B: Wasn't John Elway pretty mobile? And Steve Young?
A: Yeah, but they were different. They were pass-first and then they ran when they had to.
B: Young played a long time. Elway played a long time. They both had a lot of years when they didn't win a Super Bowl. Won't Jackson likely eventually get one, too?
A: No, because he's just not that good.
B: Not good how? His teams put up tons of points.
A: But not in the playoffs.
B: Isn't it just hard to win playoff games against good teams?
A: But the greats do it, and he's not that great. He can run, but Super Bowl quarterbacks stand in the pocket and make throws in crunch time.
When I hear this kind of bullshit from white fans, I feel like they're offering me a shibboleth, because they think that as a white person, I might want to join them in their coded horseshit. It makes me angry that anyone thinks I want to be a part of their shenanigans.
Unlike Chiefs quarterback Patrick Mahomes, last year's winning Super Bowl quarterback, who is part white, Jackson does not give a great interview. He is not especially handsome or dynamic or magnetic. He's just a great football player. Vaguely racist fans, in their illogical worldview, don't see Mahomes as a violation of their rule that athletic, Black quarterbacks can't also be smart and efficient throwing the ball in the pocket. Jackson would have been.
Jackson has had some great years, but never much playoff success. This year was his best year, and it had a lot to do with having an offensive coordinator who understood how to use him as a weapon. I think that often, when athletic quarterbacks have struggled, it's been because so few coordinators understand how to use them.

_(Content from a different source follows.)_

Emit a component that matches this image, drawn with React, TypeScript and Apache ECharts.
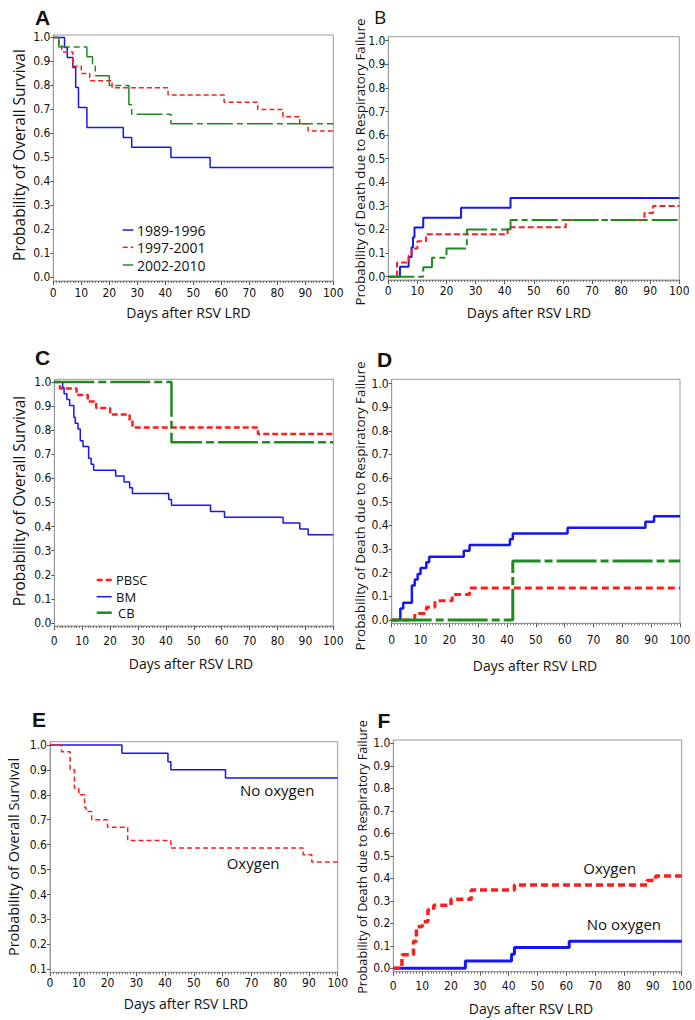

The Ravens had a great chance. They were the best team in the league all year, they had home-field advantage, and they were relatively healthy. They just picked a lousy time to play their worst game of the year.
I'm not a football expert, but I think you can look at a few reasons why they lost. The Chiefs do have a very good defense, and their defensive coordinator came up with some clever tricks to keep the Ravens off-balance. The Ravens also probably didn't have a great game plan. A week after the Chiefs gave up a ton of running yard to the Bills, the Ravens, who were the best running team in the league, didn't really run the ball much. There was also some bad luck, like a fumble right at the goal line.
The Ravens also probably suffered from the wrong mindset, playing not to lose rather than to win. That's the fault of everyone, not just Jackson. Jackson didn't play a great game. Brady, Manning, Mahomes, and the other greats have a lot of playoff wins to their name when they also didn't play great, but they played well enough to win. Jackson very nearly did that, gutting out a tough win under tough circumstances. Football is cruel. It's why I try not to root for teams.
I did root in that game, just because I wanted a very stupid racist trope to get another kick in the pants. It'll have to wait until next year, though. I'm sure the NFL is thrilled to have a Taylor Swift extravaganza for its big night, and I'm sure ratings will be through the roof. The Ravens will be kicking themselves, although they shouldn't be. Football teams make adjustments throughout the year. They find weaknesses in other teams and shore up their own. The Chiefs benefitted from a bad spell in the middle of the season when other teams showed them where they were weak. They fixed the problem just in time to make a good run in the playoffs. The Ravens, unfortunately, didn't have anyone to show them where they were weak until that AFC Championship Game.
I can't imagine how athletes pick themselves up emotionally from losses like that, where the job in front of them now is to go play another entire season well enough to get back where they were and redeem themselves. It must seem so daunting. But I hope they do it. Just, you know, not enough that I'm going to root for them.